The centroid of a triangle can be found by averaging the coordinates of its three points.
$$
\begin{align}
&I_{xx} = \frac{B_{1}H^3}{36} \\\ \\
&I_{yy} = \frac{B_{1}H(B_{1}^2-B_{1}B_{2}+B_{2}^2)}{36}
\end{align}
$$
10. Trapezoidal Area Section
The moment of inertia of a trapezoidal section can be calculated using the equations shown below. \(a\) and \(B\) are the base widths of the section, and \(B_2\) and\(B_3\) are the horizontal distances between the bases.
\(I_{yy0}\) is the moment of inertia of the section about its base. The parallel axis theorem is applied to this value to determine the moment of inertia about the section centroid, \(I_{yy}\).
$$
\begin{align}
&I_{xx} = \frac{H^3}{36} \frac{a^2+4aB+B^2}{a+B} \\\ \\
&I_{yy} = I_{yy_{0}} - Ax_{c}^2 \\\ \\
&I_{yy_{0}} = H\frac{12B^3-3B_{2}^3-B_{3}^3-2B_{3}(3B-B_{3})^2}{36}
\end{align}
$$
Parallel Axis Theorem
The parallel axis theorem involves relating the moment of inertia of a cross-section about an arbitrary reference axis to its moment of inertia about a parallel centroidal axis.
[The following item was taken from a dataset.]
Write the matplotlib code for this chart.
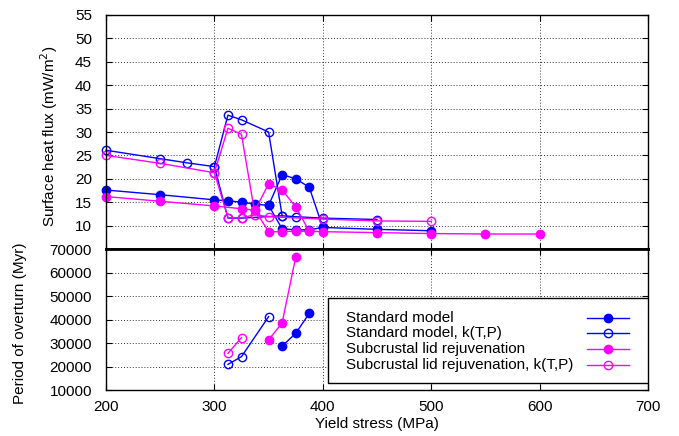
import numpy as np
import matplotlib
matplotlib.use("Agg")
import matplotlib.pyplot as plt
from matplotlib.patches import Rectangle

plt.rcParams['font.family'] = ['Liberation Sans', 'DejaVu Sans']
plt.rcParams['font.size'] = 11

# surface heat flux, each model has a main branch (a) and a second branch (b)
std_x_a = [200, 250, 300, 312.5, 325, 337.5, 350, 362.5, 375, 387.5, 400, 450, 500]
std_y_a = [17.6, 16.6, 15.5, 15.3, 15.0, 14.6, 14.3, 20.9, 20.0, 18.2, 9.6, 9.2, 8.9]
std_x_b = [350, 362.5, 375, 387.5, 400]
std_y_b = [14.3, 9.3, 9.1, 9.1, 9.6]

stdk_x_a = [200, 250, 275, 300, 312.5, 325, 350, 362.5, 375, 400, 450]
stdk_y_a = [26.1, 24.3, 23.4, 22.6, 33.6, 32.6, 30.0, 12.1, 11.9, 11.6, 11.3]
stdk_x_b = [300, 312.5, 325, 362.5]
stdk_y_b = [22.6, 11.6, 11.6, 12.1]

sub_x_a = [200, 250, 300, 325, 337.5, 350, 362.5, 375, 387.5, 400, 450, 500, 550, 600]
sub_y_a = [16.2, 15.2, 14.2, 13.6, 13.3, 18.9, 17.6, 14.0, 8.8, 8.7, 8.5, 8.3, 8.2, 8.2]
sub_x_b = [337.5, 350, 362.5, 375, 387.5]
sub_y_b = [13.3, 8.7, 8.7, 8.8, 8.8]

subk_x_a = [200, 250, 300, 312.5, 325, 337.5, 350, 400, 450, 500]
subk_y_a = [25.0, 23.3, 21.3, 30.8, 29.5, 12.3, 11.9, 11.4, 11.0, 10.9]
subk_x_b = [300, 312.5, 325, 337.5]
subk_y_b = [21.3, 11.7, 11.7, 12.3]

# period of overturn
per_std_x = [362.5, 375, 387.5]
per_std_y = [28700, 34100, 42600]
per_stdk_x = [312.5, 325, 350]
per_stdk_y = [20900, 24200, 41200]
per_sub_x = [350, 362.5, 375]
per_sub_y = [31300, 38600, 66500]
per_subk_x = [312.5, 325]
per_subk_y = [25600, 32300]

labels = ['Standard model', 'Standard model, k(T,P)',
          'Subcrustal lid rejuvenation', 'Subcrustal lid rejuvenation, k(T,P)']

BLUE = '#0000ff'
MAG = '#ff00ff'
styles = [
    dict(color=BLUE, marker='o', mfc=BLUE, mec=BLUE),
    dict(color=BLUE, marker='o', mfc='none', mec=BLUE),
    dict(color=MAG, marker='o', mfc=MAG, mec=MAG),
    dict(color=MAG, marker='o', mfc='none', mec=MAG),
]
common = dict(lw=1.0, ms=6, mew=1.0)

fig = plt.figure(figsize=(6.79, 4.36), dpi=100)
L, R = 106 / 679, 648 / 679
top, mid, bot = 1 - 15 / 436, 1 - 249 / 436, 1 - 390 / 436
ax1 = fig.add_axes([L, mid, R - L, top - mid])
ax2 = fig.add_axes([L, bot, R - L, mid - bot])

flux = [(std_x_a, std_y_a, std_x_b, std_y_b),
        (stdk_x_a, stdk_y_a, stdk_x_b, stdk_y_b),
        (sub_x_a, sub_y_a, sub_x_b, sub_y_b),
        (subk_x_a, subk_y_a, subk_x_b, subk_y_b)]
for (xa, ya, xb, yb), st in zip(flux, styles):
    ax1.plot(xb, yb, **st, **common, clip_on=False)
    ax1.plot(xa, ya, **st, **common, clip_on=False)

period = [(per_std_x, per_std_y), (per_stdk_x, per_stdk_y),
          (per_sub_x, per_sub_y), (per_subk_x, per_subk_y)]
for (x, y), st in zip(period, styles):
    ax2.plot(x, y, **st, **common, clip_on=False)

grid_kw = dict(color='0.2', linestyle=(0, (1, 2)), linewidth=0.7)
for ax in (ax1, ax2):
    ax.set_xlim(200, 700)
    ax.set_xticks(np.arange(200, 701, 100))
    ax.grid(True, **grid_kw)
    ax.set_axisbelow(True)
    ax.tick_params(direction='in', length=4, top=True, right=True, width=0.8)
    ax.tick_params(axis='y', pad=10)
    ax.tick_params(axis='x', pad=7)
    for s in ax.spines.values():
        s.set_linewidth(1.0)

ax1.set_ylim(5, 55)
ax1.set_yticks(np.arange(10, 56, 5))
ax1.tick_params(labelbottom=False)
ax1.spines['bottom'].set_linewidth(2.0)
ax1.set_ylabel('Surface heat flux (mW/m$^2$)')
ax1.yaxis.set_label_coords(-0.085, 0.48)

ax2.set_ylim(10000, 70000)
ax2.set_yticks(np.arange(10000, 70001, 10000))
ax2.spines['top'].set_linewidth(2.0)
ax2.set_ylabel('Period of overturn (Myr)')
ax2.yaxis.set_label_coords(-0.145, 0.475)
ax2.set_xlabel('Yield stress (MPa)', labelpad=2)

# legend box drawn like the gnuplot key: text left, sample at right
ax2.add_patch(Rectangle((0.41, 0.05), 0.59, 0.602, transform=ax2.transAxes,
                        facecolor='white', edgecolor='black', lw=1.0, zorder=5))
rows = [0.511, 0.404, 0.291, 0.177]
for lab, st, ry in zip(labels, styles, rows):
    ax2.text(0.443, ry, lab, transform=ax2.transAxes, va='center', ha='left', zorder=6)
    ax2.plot([0.887, 0.965], [ry, ry], transform=ax2.transAxes, color=st['color'],
             lw=1.0, zorder=6, clip_on=False)
    ax2.plot([0.926], [ry], transform=ax2.transAxes, ls='none', **st, ms=6, mew=1.0,
             zorder=7, clip_on=False)

fig.savefig('out.png', dpi=100)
This calculation specifically considers two parallel axes: the centroidal axis and another axis offset from it. By knowing the centroidal moment of inertia of a shape, we can easily find its moment of inertia about any other parallel axis using the parallel axes theorem.
The parallel axis theorem is as follows:
$$ I_{total}=I_i+A_i\times {d_i}^2 $$
Where:
\( \rlap{I_i}\hspace{2.5em} \): second moment of area about the centroid of a segment of the cross-section
\( \rlap{A_i}\hspace{2.5em} \): area of a segment of the cross-section
\( \rlap{d_i}\hspace{2.5em} \): distance from the segment centroid to the parallel axis under consideration
The additional term, \(A_i×d_i^2\), is the product of the area and the square of the distance between the two parallel axes.
This theorem is useful for finding the moment of inertia of a complex shape when the axis does not pass through the centroid. The process of finding the total moment of inertia involves summing the centroidal moments and the parallel axis terms for each segment. The moment of inertia is found by applying the formula above for each segment.
Remember to apply the parallel axis theorem whenever you need to find the moment of inertia about an axis that is not through the centroid.
The moment of inertia of the entire cross-section about its centroid is equivalent to the sum of the moments of inertia of each segment about its own centroidal axis and the parallel axis terms.
If there are any holes or voids within the cross sections, their moment of inertia must also be calculated but subtracted from the total.
Key Applications
1. Bending Moment of a Beam to its Curvature
When a bending force is applied, the amount the beam bends is proportional to its moment of inertia. A common formula for the bending moment is
$$ M=EIk $$
where \(E\) is the Young's modulus, a property of the material, and \( k \) is the curvature of the beam due to the applied load. \(k\) is determined by the deflection of the beam, \(w(x)\), along the x-axis. It is defined by the differential equation:
$$ k=\dfrac{d^2w(x)}{dx^2} $$
In general, the beam will bend less if it has a high moment of inertia.
2. Moment of Inertia in Structural Engineering
In structural engineering, \(I\) is a property that is often used in calculating the bending stress and deflection of structural members like beams and columns.
- Bending stress: Stress induced in a material due to large loads at a particular point, which causes bending.
- Deflection: Displacement of a structural element from its original position under load. Deflection can occur from externally applied loads or the structure's self-weight.
This raises a question: why don't engineers use a cross-section with the highest possible moment of inertia?
The answer is cost and carbon emissions! A cross-section like a solid rectangle is strong, but uses more material. The trade-off between strength and material usage is always a consideration in the design process.